I stand, switch off the lamp, and climb the rest of the way up to the lantern room. It’s retired now, but the lens is still there—old glass and curved brass that throws back the last of the light like memory does.
I lean my forehead to the cold pane and say the quiet truth out loud because some truths don’t count unless they get air.
“I’m not sixteen,” I whisper. “And I’m not running.”
The dark takes it, tucks it away. The lighthouse accepts the vow like a secret it was built to hold.
Downstairs, the espresso machine settles with a final sigh. Tomorrow, it will hiss like Coral Bell Cove’s current gossip. Tomorrow, a man with a grin and a vulnerability he tries to hide will show up with a hammer and a peace offering. Tomorrow, I will let him climb my ladder and stand under my eave and pretend the current between us isn’t loud enough to be measured in megawatts.
Tonight, I will sleep with the window cracked and the sound of the bay threading through the room. I will dream, if I’m unlucky, of hands catching my waist and of a note tucked into a book I swore I’d never open again.
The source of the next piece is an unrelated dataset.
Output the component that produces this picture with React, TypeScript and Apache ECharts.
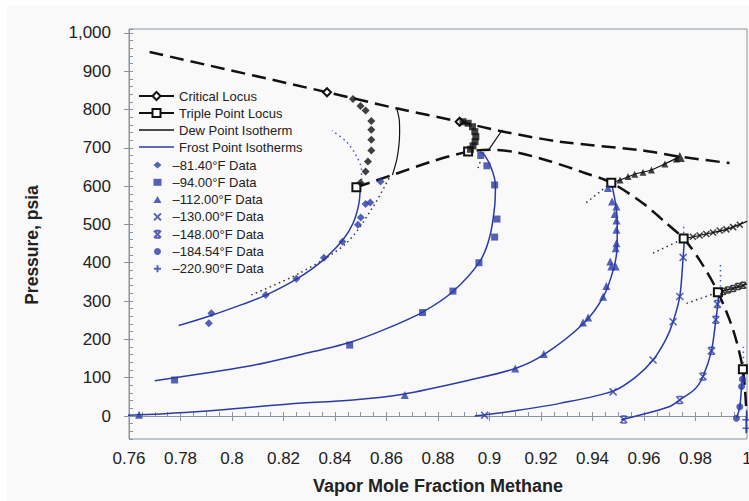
import { useEffect, useRef } from "react";
import * as echarts from "echarts";

// ---------- axis ticks ----------
const yTickValues = [0, 100, 200, 300, 400, 500, 600, 700, 800, 900, 1000];

// ---------- loci ----------
const critLocus = [[0.768, 950], [0.8369, 845], [0.8638, 803], [0.8884, 768], [0.904, 744], [0.9273, 716], [0.9583, 694], [0.9738, 677], [0.9932, 660]];
const critPoints = [[0.8369, 845], [0.8884, 768]];
const tripleLocus = [[0.8483, 597], [0.8623, 629], [0.878, 665], [0.8917, 690], [0.9001, 695], [0.9104, 688], [0.9234, 665], [0.9376, 633], [0.9473, 609], [0.9596, 555], [0.9687, 503], [0.9754, 463], [0.9816, 407], [0.9887, 323], [0.9946, 225], [0.9984, 122], [0.9997, 20]];
const triplePoints = [[0.8483, 597], [0.8917, 690], [0.9473, 609], [0.9754, 463], [0.9887, 323], [0.9984, 122]];

// ---------- dew point isotherms ----------
const dew81 = [[0.864, 803], [0.865, 770], [0.8651, 740], [0.8648, 705], [0.864, 670], [0.8623, 629]];
const dew94 = [[0.905, 747], [0.8994, 692]];
const dew112 = [[0.9473, 609], [0.9507, 616], [0.9564, 631], [0.9629, 642], [0.9681, 658], [0.9739, 677]];
const dew130 = [[0.9754, 463], [0.9842, 475], [0.992, 487], [1.0, 508]];
const dew148 = [[0.9887, 323], [0.9946, 333], [1.0, 344]];

// ---------- frost point isotherms ----------
const frost81 = [[0.7793, 236], [0.7913, 261], [0.8043, 292], [0.8134, 316], [0.825, 357], [0.8354, 407], [0.8431, 460], [0.847, 503], [0.8493, 555], [0.8498, 600]];
const frost94 = [[0.77, 92], [0.8056, 129], [0.8276, 162], [0.8457, 192], [0.86, 228], [0.8742, 272], [0.8858, 325], [0.8962, 403], [0.9001, 468], [0.902, 547], [0.9023, 603], [0.9007, 647], [0.8981, 681], [0.8962, 690]];
const frost112 = [[0.7525, 2], [0.7639, 3], [0.7952, 16], [0.8211, 31], [0.847, 42], [0.8664, 57], [0.8923, 94], [0.91, 124], [0.9211, 160], [0.9363, 240], [0.9441, 310], [0.9484, 390], [0.9496, 450], [0.9496, 510], [0.9488, 560], [0.9473, 609]];
const frost130 = [[0.8943, 0], [0.91, 14], [0.9273, 33], [0.948, 65], [0.957, 103], [0.9635, 146], [0.9685, 200], [0.9713, 246], [0.9739, 312], [0.9752, 414], [0.9757, 463]];
const frost148 = [[0.9512, -10], [0.97, 25], [0.9739, 42], [0.98, 72], [0.9829, 103], [0.9862, 170], [0.9879, 251], [0.9888, 300], [0.9889, 323]];
const frost184 = [[0.9984, 122], [0.9982, 96], [0.9979, 77], [0.9972, 24], [0.9959, -6]];
const frost220 = [[0.99985, 15], [0.9998, -10], [0.9997, -45]];

// ---------- frost data (blue) ----------
const data81 = [[0.792, 268], [0.791, 242], [0.8131, 316], [0.825, 358], [0.8357, 413], [0.8429, 455], [0.8489, 499], [0.85, 518], [0.8519, 553], [0.8537, 557], [0.8577, 612]];
const data94 = [[0.7777, 94], [0.8457, 185], [0.874, 270], [0.8858, 326], [0.8959, 400], [0.902, 467], [0.9029, 514], [0.902, 603], [0.899, 653], [0.8966, 680]];
const data112 = [[0.7639, 3], [0.8671, 55], [0.91, 124], [0.9211, 162], [0.9363, 244], [0.9383, 257], [0.9441, 311], [0.9454, 339], [0.9473, 390], [0.949, 390], [0.9469, 403], [0.949, 438], [0.9493, 451], [0.9493, 486], [0.9493, 510], [0.9486, 527], [0.9493, 547], [0.9476, 560], [0.946, 595]];
const data130 = [[0.8981, 2], [0.948, 63], [0.9635, 146], [0.9713, 246], [0.9739, 312], [0.9752, 414]];
const data148 = [[0.9521, -9], [0.9739, 42], [0.9829, 103], [0.9862, 170], [0.9879, 251], [0.9885, 292]];
const data184 = [[0.9982, 96], [0.9979, 77], [0.9972, 24], [0.9959, -6]];
const data220 = [[0.9997, -10], [0.9998, -32]];

// ---------- dew data (black) ----------
const dewData81 = [[0.847, 827], [0.8499, 809], [0.8519, 797], [0.8541, 770], [0.8541, 747], [0.8541, 721], [0.8541, 693], [0.8528, 664], [0.8519, 638], [0.8499, 609]];
const dewData94 = [[0.8897, 768], [0.8917, 764], [0.8934, 755], [0.8943, 742], [0.8947, 729], [0.8944, 716], [0.8936, 705], [0.8926, 696]];
const dewData112 = [[0.9507, 616], [0.9538, 625], [0.9564, 631], [0.9596, 636], [0.9629, 642], [0.9681, 658], [0.9726, 671]];
const critPoint112 = [[0.9739, 676]];
const dewData130 = [[0.979, 468], [0.9816, 471], [0.9842, 475], [0.9868, 479], [0.9894, 484], [0.992, 487], [0.9946, 493], [0.9972, 499]];
const dewData148 = [[0.9907, 325], [0.9926, 329], [0.9946, 333], [0.9965, 338], [0.9985, 341]];

// ---------- dotted extensions ----------
const dot81 = [[0.8075, 316], [0.8263, 373], [0.8444, 451], [0.8548, 546], [0.8613, 625]];
const dot94 = [[0.8955, 647], [0.8969, 673]];
const dot112 = [[0.9376, 557], [0.9473, 609]];
const dot130 = [[0.9635, 425], [0.9754, 463]];
const dot148 = [[0.9765, 294], [0.9887, 323]];
const bdot81 = [[0.8503, 603], [0.8503, 642], [0.8477, 686], [0.8444, 716], [0.8388, 745]];
const bdot130 = [[0.9754, 494], [0.9754, 463]];
const bdot148 = [[0.9897, 394], [0.9897, 325]];
const bdot184 = [[0.9986, 181], [0.9986, 129]];

const BLUE = "#2b3ba6";
const BLACK = "#111111";
const AXIS = "#8a949e";
const FONT = "'Liberation Sans', Arial, Helvetica, sans-serif";

const SYM_X = "path://M0,0L10,10M10,0L0,10";
const SYM_STAR = "path://M0,0L10,10M10,0L0,10M1.5,0L8.5,0M1.5,10L8.5,10";
const SYM_PLUS = "path://M5,0L5,10M0,5L10,5";
const ICON_LINE = "path://M0,0L35,0L35,1.4L0,1.4Z";

const joinSegments = (segs: number[][][]) => {
  const out: any[] = [];
  segs.forEach((s, i) => {
    if (i > 0) out.push(["-", "-"]);
    s.forEach((p) => out.push(p));
  });
  return out;
};

const isIn = (p: number[], arr: number[][]) => arr.some((q) => q[0] === p[0] && q[1] === p[1]);

const legendLines = ["Critical Locus", "Triple Point Locus", "Dew Point Isotherm", "Frost Point Isotherms"];
const legendData = ["\u201381.40\u00b0F Data", "\u201394.00\u00b0F Data", "\u2013112.00\u00b0F Data", "\u2013130.00\u00b0F Data", "\u2013148.00\u00b0F Data", "\u2013184.54\u00b0F Data", "\u2013220.90\u00b0F Data"];

function scatterStroke(name: string, data: number[][], symbol: string, color: string, size: number) {
  return {
    name, type: "scatter", data, symbol, symbolSize: size, z: 5,
    itemStyle: { color: "rgba(0,0,0,0)", borderColor: color, borderWidth: 1.5 },
  };
}
function scatterFill(name: string, data: number[][], symbol: string, color: string, size: number) {
  return { name, type: "scatter", data, symbol, symbolSize: size, z: 5, itemStyle: { color } };
}

export default function App() {
  const ref = useRef<HTMLDivElement>(null);
  useEffect(() => {
    const chart = echarts.init(ref.current!, null, { renderer: "svg" });
    const option: any = {
      animation: false,
      backgroundColor: "#ffffff",
      textStyle: { fontFamily: FONT },
      graphic: [
        { type: "rect", z: -100, silent: true, shape: { x: 7, y: 5, width: 742, height: 496 }, style: { fill: "#f9f9f9" } },
      ],
      grid: { left: 129, right: 2, top: 29, bottom: 62, show: true, borderColor: AXIS, borderWidth: 1, containLabel: false, outerBoundsMode: "none" },
      legend: [
        {
          orient: "vertical", left: 133, top: 84, itemWidth: 35, itemHeight: 10, itemGap: 3, padding: 5,
          selectedMode: false,
          data: [
            { name: legendLines[0] },
            { name: legendLines[1] },
            { name: legendLines[2], icon: ICON_LINE },
            { name: legendLines[3], icon: ICON_LINE },
          ],
          textStyle: { fontSize: 13, color: "#222", fontFamily: FONT, lineHeight: 14 },
        },
        {
          orient: "vertical", left: 148, top: 153, itemWidth: 8, itemHeight: 7, itemGap: 3.3, padding: 5,
          selectedMode: false, data: legendData,
          textStyle: { fontSize: 13, color: "#222", fontFamily: FONT, lineHeight: 14, padding: [0, 0, 0, 6] },
        },
      ],
      xAxis: [
        {
          type: "value", min: 0.76, max: 1.0, interval: 0.02, position: "bottom",
          name: "Vapor Mole Fraction Methane", nameLocation: "middle", nameGap: 38,
          nameTextStyle: { fontSize: 18, fontWeight: "bold", color: "#222", fontFamily: FONT },
          axisLine: { show: true, lineStyle: { color: AXIS } },
          axisTick: { show: true, inside: false, length: 5, lineStyle: { color: AXIS } },
          axisLabel: { fontSize: 17, color: "#222", margin: 11, fontFamily: FONT, formatter: (v: number) => String(Math.round(v * 100) / 100) },
          splitLine: { show: false },
        },
        {
          type: "value", min: 0.76, max: 1.0, interval: 0.005, position: "bottom",
          axisLine: { show: false }, axisLabel: { show: false }, splitLine: { show: false },
          axisTick: { show: true, inside: true, length: 4, lineStyle: { color: AXIS } },
        },
      ],
      yAxis: [
        {
          type: "value", min: -60, max: 1010, position: "left",
          name: "Pressure, psia", nameLocation: "middle", nameGap: 88,
          nameTextStyle: { fontSize: 17.5, fontWeight: "bold", color: "#222", fontFamily: FONT, padding: [0, 22, 0, 0] },
          axisLine: { show: true, lineStyle: { color: AXIS } },
          axisTick: { show: true, inside: false, length: 5, customValues: yTickValues, lineStyle: { color: AXIS } },
          axisLabel: {
            fontSize: 17, color: "#222", margin: 18, fontFamily: FONT, customValues: yTickValues,
            formatter: (v: number) => v.toLocaleString("en-US"),
          },
          splitLine: { show: false },
        },
        {
          type: "value", min: -60, max: 1010, interval: 20, position: "left",
          axisLine: { show: false }, axisLabel: { show: false }, splitLine: { show: false },
          axisTick: { show: true, inside: true, length: 4, lineStyle: { color: AXIS } },
        },
      ],
      series: [
        {
          name: "Frost Point Isotherms", type: "line", clip: false, symbol: "none", smooth: 0.3, z: 3,
          lineStyle: { color: BLUE, width: 1.5 }, itemStyle: { color: BLUE },
          data: joinSegments([frost81, frost94, frost112, frost130, frost148, frost184, frost220]),
        },
        {
          name: "Dew Point Isotherm", type: "line", symbol: "none", smooth: 0.3, z: 3,
          lineStyle: { color: BLACK, width: 1.2 }, itemStyle: { color: BLACK },
          data: joinSegments([dew81, dew94, dew112, dew130, dew148]),
        },
        {
          name: "dotted", type: "line", symbol: "none", smooth: 0.3, z: 3,
          lineStyle: { color: "#333", width: 1.5, type: [1.5, 3.5] },
          data: joinSegments([dot81, dot94, dot112, dot130, dot148]),
        },
        {
          name: "bluedotted", type: "line", symbol: "none", smooth: 0.3, z: 3,
          lineStyle: { color: "#4a5ad0", width: 1.5, type: [1.5, 3.5] },
          data: joinSegments([bdot81, bdot130, bdot148, bdot184]),
        },
        {
          name: "Critical Locus", type: "line", smooth: 0.3, z: 4, symbol: "emptyDiamond", symbolSize: 8,
          lineStyle: { color: BLACK, width: 2.5, type: [14, 7] },
          itemStyle: { color: BLACK, borderColor: BLACK, borderWidth: 1 },
          data: critLocus.map((p) => ({ value: p, symbol: isIn(p, critPoints) ? "emptyDiamond" : "none" })),
        },
        {
          name: "Triple Point Locus", type: "line", smooth: 0.3, z: 4, symbol: "emptyRect", symbolSize: 8,
          lineStyle: { color: BLACK, width: 2.5, type: [14, 7] },
          itemStyle: { color: BLACK, borderColor: BLACK, borderWidth: 1 },
          data: tripleLocus.map((p) => ({ value: p, symbol: isIn(p, triplePoints) ? "emptyRect" : "none" })),
        },
        scatterFill(legendData[0], data81, "diamond", BLUE, 8),
        scatterFill(legendData[1], data94, "rect", BLUE, 7),
        scatterFill(legendData[2], data112, "triangle", BLUE, 8),
        scatterStroke(legendData[3], data130, SYM_X, BLUE, 7),
        scatterStroke(legendData[4], data148, SYM_STAR, BLUE, 7),
        scatterFill(legendData[5], data184, "circle", BLUE, 7),
        scatterStroke(legendData[6], data220, SYM_PLUS, BLUE, 8),
        scatterFill("dew81", dewData81, "diamond", BLACK, 8),
        scatterFill("dew94", dewData94, "rect", BLACK, 7),
        scatterFill("dew112", dewData112, "triangle", BLACK, 7),
        scatterFill("crit112", critPoint112, "triangle", BLACK, 10),
        scatterStroke("dew130", dewData130, SYM_X, BLACK, 6),
        scatterStroke("dew148", dewData148, SYM_STAR, BLACK, 6),
      ],
    };
    chart.setOption(option);
    return () => chart.dispose();
  }, []);
  return <div ref={ref} style={{ position: "fixed", left: 0, top: 0, width: 749, height: 501 }} />;
}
I slide under the quilt and trace the familiar patchwork with my fingers until my breath slows. The last thing I see before sleep takes me is the pale reflection of the lens, a circle of ghost-light over the bed, like a promise that the dark is only ever half the story.
Chapter Two – Crew
The sunrise cracks open, and the horizon spills light across Otter Creek Farm. The barns catch it first—rust-red and gold—then the pastures, then the porch where I’m standing with a cup of coffee that tastes like regret and a shoulder that feels like it belongs to somebody older.
The Wright family doesn’t sleep in. Never has. Even after I left for the pros, even after I told myself I was done with all this—dawn still finds me.
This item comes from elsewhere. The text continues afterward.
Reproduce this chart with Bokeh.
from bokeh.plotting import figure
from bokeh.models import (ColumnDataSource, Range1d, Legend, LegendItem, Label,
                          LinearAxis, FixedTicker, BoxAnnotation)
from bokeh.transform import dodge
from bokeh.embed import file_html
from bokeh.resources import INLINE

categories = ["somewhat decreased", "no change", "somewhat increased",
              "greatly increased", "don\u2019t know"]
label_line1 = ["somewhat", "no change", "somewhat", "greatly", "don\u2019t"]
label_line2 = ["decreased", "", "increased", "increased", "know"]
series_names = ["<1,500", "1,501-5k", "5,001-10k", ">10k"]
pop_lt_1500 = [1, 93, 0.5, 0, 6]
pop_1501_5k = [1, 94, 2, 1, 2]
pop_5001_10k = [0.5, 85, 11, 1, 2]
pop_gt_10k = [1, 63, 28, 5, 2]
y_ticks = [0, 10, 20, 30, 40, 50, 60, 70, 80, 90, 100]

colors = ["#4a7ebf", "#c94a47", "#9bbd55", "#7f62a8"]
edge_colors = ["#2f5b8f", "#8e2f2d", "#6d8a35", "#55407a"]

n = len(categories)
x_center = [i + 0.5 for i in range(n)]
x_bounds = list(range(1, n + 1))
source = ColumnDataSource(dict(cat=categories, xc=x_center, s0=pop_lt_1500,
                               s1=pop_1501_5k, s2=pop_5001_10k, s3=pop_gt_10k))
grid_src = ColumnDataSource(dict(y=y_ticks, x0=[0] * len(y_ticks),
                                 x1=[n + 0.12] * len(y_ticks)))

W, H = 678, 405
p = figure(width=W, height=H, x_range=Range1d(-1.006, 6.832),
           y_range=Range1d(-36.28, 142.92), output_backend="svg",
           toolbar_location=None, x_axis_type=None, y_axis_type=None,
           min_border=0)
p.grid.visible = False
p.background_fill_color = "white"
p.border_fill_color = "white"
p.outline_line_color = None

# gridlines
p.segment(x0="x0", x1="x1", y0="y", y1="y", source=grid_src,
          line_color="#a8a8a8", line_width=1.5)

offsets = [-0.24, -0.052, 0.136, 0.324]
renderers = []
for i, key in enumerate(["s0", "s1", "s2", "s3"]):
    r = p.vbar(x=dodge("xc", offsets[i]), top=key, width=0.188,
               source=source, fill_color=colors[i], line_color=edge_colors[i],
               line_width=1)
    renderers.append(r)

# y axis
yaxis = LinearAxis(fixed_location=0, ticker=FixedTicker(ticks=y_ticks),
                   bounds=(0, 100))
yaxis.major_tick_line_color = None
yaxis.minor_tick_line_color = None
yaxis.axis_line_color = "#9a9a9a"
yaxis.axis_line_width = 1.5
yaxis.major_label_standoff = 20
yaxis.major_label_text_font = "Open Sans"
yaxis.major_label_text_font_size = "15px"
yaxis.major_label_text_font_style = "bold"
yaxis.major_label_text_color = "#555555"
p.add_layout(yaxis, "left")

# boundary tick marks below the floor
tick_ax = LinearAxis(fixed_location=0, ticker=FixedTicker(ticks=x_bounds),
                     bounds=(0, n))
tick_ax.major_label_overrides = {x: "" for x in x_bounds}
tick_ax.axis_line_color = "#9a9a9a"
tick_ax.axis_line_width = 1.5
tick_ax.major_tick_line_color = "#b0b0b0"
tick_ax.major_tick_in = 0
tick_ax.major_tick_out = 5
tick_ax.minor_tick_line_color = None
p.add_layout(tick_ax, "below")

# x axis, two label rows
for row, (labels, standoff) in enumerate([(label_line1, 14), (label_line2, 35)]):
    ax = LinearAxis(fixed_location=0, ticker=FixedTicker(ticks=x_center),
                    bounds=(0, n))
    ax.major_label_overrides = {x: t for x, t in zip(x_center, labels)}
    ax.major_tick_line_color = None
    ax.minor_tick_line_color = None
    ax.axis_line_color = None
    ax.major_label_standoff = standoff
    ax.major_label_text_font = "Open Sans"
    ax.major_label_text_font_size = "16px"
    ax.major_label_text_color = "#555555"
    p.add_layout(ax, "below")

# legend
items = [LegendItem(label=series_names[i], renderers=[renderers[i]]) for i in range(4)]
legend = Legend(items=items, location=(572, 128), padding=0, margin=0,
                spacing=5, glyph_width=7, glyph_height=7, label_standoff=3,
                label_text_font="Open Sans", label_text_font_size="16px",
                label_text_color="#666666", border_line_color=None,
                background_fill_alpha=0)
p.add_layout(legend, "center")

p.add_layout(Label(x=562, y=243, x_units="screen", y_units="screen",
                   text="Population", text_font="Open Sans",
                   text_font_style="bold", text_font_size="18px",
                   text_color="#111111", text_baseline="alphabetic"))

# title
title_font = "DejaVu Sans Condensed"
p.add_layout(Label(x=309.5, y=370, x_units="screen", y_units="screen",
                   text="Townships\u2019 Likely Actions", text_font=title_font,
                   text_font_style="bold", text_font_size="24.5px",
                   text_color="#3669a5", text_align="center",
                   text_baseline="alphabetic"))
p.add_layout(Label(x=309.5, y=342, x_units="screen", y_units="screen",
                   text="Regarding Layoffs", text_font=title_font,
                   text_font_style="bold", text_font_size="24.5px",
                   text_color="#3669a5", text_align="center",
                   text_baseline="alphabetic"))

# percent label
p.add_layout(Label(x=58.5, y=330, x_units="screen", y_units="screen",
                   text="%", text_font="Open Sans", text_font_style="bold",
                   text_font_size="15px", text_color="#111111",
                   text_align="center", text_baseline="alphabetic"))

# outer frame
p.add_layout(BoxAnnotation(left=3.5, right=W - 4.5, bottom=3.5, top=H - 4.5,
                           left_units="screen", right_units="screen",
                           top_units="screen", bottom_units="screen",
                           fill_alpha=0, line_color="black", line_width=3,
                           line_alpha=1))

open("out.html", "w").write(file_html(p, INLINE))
The air smells like hay, salt, and diesel from the tractor idling somewhere out of sight. Birds start their music. The farm is alive again, same as always.
“Let’s get moving,” Marcus, the team-approved physical rehabilitator, calls from inside the barn gym, his voice cutting through the quiet like a whistle.
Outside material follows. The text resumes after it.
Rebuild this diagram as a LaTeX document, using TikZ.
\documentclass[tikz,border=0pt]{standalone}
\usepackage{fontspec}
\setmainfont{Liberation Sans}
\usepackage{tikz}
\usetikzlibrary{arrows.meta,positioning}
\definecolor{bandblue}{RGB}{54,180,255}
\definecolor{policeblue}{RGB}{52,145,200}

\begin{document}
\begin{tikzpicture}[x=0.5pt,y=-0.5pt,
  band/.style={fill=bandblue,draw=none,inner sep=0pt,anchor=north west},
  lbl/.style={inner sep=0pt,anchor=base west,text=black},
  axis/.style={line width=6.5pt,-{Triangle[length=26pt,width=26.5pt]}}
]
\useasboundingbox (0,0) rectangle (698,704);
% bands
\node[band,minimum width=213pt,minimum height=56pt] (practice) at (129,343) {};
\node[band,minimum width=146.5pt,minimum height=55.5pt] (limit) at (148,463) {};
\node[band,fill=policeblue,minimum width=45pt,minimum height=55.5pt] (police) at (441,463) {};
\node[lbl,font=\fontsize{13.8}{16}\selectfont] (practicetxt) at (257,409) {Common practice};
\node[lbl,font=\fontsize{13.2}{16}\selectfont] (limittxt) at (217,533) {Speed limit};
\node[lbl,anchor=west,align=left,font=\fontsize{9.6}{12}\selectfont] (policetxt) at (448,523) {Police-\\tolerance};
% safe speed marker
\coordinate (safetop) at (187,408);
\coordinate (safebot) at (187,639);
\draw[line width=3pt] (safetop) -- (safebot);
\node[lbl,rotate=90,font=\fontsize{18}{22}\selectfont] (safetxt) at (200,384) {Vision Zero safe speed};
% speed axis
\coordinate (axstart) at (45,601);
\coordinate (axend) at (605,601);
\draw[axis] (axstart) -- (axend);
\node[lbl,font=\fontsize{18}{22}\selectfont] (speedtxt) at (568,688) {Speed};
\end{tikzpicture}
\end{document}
Right. No point standing around pretending I’m part of the scenery.
I drain what’s left of my coffee and step inside. This barn’s been converted into half gym, half storage. One side has hay bales stacked to the rafters. The other is filled with equipment that looks like it was ordered off a “Rehab or Die” subscription box.
Marcus is already setting up resistance bands, his clipboard tucked under one arm. He’s built like a linebacker and patient like a monk—which makes him the only person on earth qualified to deal with me right now.
“You’re late,” he says.
“I’m three minutes early.”
“Late for a guy with nothing else to do.”
I grunt, grab the nearest band, and start the warm-up. The stretch burns all the way down my arm. The muscle stilltrembles, still protests like it doesn’t believe me when I say we’re getting better.
“How’s it feel today?” he asks.
“Like betrayal.” Every time I think about the blindside hit that took me out, resulting in a torn labrum, my stomach drops, and I have to work to keep my mood above water.
He smirks. “That’s progress. Yesterday, it was murder.”
“Don’t worry, I’ll get nostalgic in a second.”
Without rising to the bait, he just checks my form, adjusts the band tension, and makes a note. The quiet between us is easy—the kind that only happens when a man has seen you at your lowest and doesn’t hold it against you.
I keep moving through the drills. The farm hums outside—tractor engines and distant laughter from the chicken coop where my dad’s probably wrangling Mom’s newest batch of “emotional support hens.”
By the time we finish, sweat runs down my neck, and my shoulder is on fire. Marcus tosses me a towel.
“Good work,” he says. “Don’t push past the threshold.”
“Define ‘threshold’.”
“The part right before you do something stupid.”